What brought this topic to mind this week was my leotard selection Monday morning. To anyone else, it was a peach colored Yumi (short for the popular brand Yumiko, for the non-dance folk) with sky blue trim. Style – Noe. It’s gorgeous and gets constant compliments, but to me it’s not just a pretty little number. It’s also the leotard I was wearing when I brutally sprained my ankle four and a half months ago. I’ve honestly completely avoided it until now. Seeing it just made me sad and angry, and also terribly afraid that it was jinxed with injury. But Monday morning, I went for it. Audition ready for a guest artist at Charlottesville Ballet, I donned the dreaded, beautiful Yumi, put up my hair in my favorite Sarah Lamb copycat braided hairdo, and strapped on my pointe shoes. And I got it – a role in a beautiful classical, pointe piece, awarded to me by a completely outside party. It was the proof that my mind needed that not all hope is lost. Leotard curse – eliminated.

snow sticks
Snow sticks. In a Facebook post on November 20, 2012, I stated, “They look vicious even lying there. So evil.” So true.

Another superstition example that comes to mind is a ritual I used to participate in during Nutcracker. During my time at Ballet Theatre of Maryland, performing snow was an experience. Intense. Hats off to this version, for sure. My second or third season at BTM though, a good friend and I developed a small tradition that we felt guaranteed success. Whether in the studio or backstage, we would take our “snow sticks” (small wooden props outfitted with blue and silver tinsel, one for each hand, giving the illusion of icicles onstage), tap them against each other’s, and do a little whispered chant – “J.O.D., J.O.D., J.O.D.!” (needless to say this is where the inception of my blog occurred, as well…). Three reps would complete the chant, and we then wrapped it up with a little nuzzle of tinsel against both sides of each other’s necks. To an outsider, or even to our colleagues in the company, we looked crazy. But we did it every time. Did it affect our execution of the steps or guarantee smooth sailing? No, but it cheered us up, gave us a good laugh, and boosted our spirits for the chaos about to begin.

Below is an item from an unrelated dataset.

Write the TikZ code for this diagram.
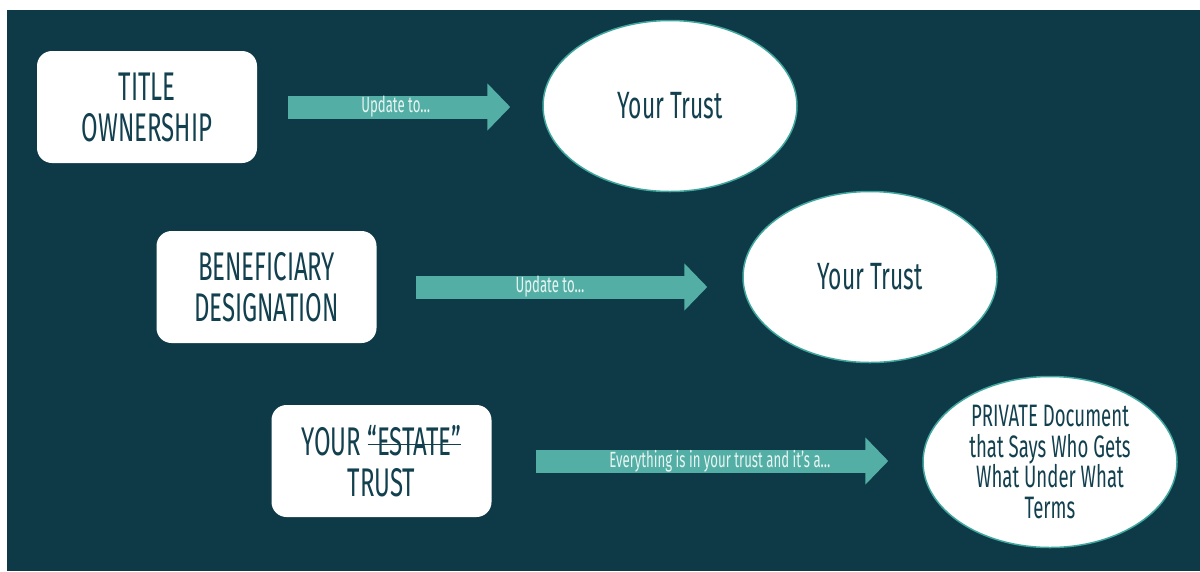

” ‘Merde.’…the most honorary of wishes for ballet dancers worldwide.”

IMG_0502
J.O.D. is born, original merchandise made for a dear friend

If you’re not a dancer, I’m sure you’ve wished dancers a good show in the past by saying, “Break a leg!” Don’t. Never. Will the dancer actually break their leg? Most likely, no, but know now that this phrase is for actors only. For dancers, no thanks, too risky. You should instead be prepared to say, “Merde.” Upon research and translation, you will find that this term does in fact mean s**t in French, however, it is the most honorary of wishes for ballet dancers worldwide. Opinion varies on why we actually use the term, but there are two tangents of thought. The first – that ballets and operas in the past, involving actual live animals onstage, led to spectators yells of “Merde” to warn performers to watch their step to avoid the droppings. The second – that a successful performance would see a great deal of carriage traffic outside the theater, and therefore, a large quantity of horse droppings – the more carriages, the more poop, the more people who attended, the better the show, the better the luck! Makes sense!

11951397_10154054608513912_3559579981194048656_n
First day in the peach leo…no longer the last…Photo Courtesy of Emily Mott

So regardless of what you wear, what you do, or what’s said to you, anything can happen when you perform. Whatever you choose as your comfort and encouragement, make it personal and make it something that lifts you up. Maybe a warmup that literally lifts you and gets you “on your leg”, maybe a special pair of earrings, maybe a prayer, or even just a hug from a friend…don’t worry how silly you feel, or who’s watching or judging – do exactly what you must do to succeed and to triumph.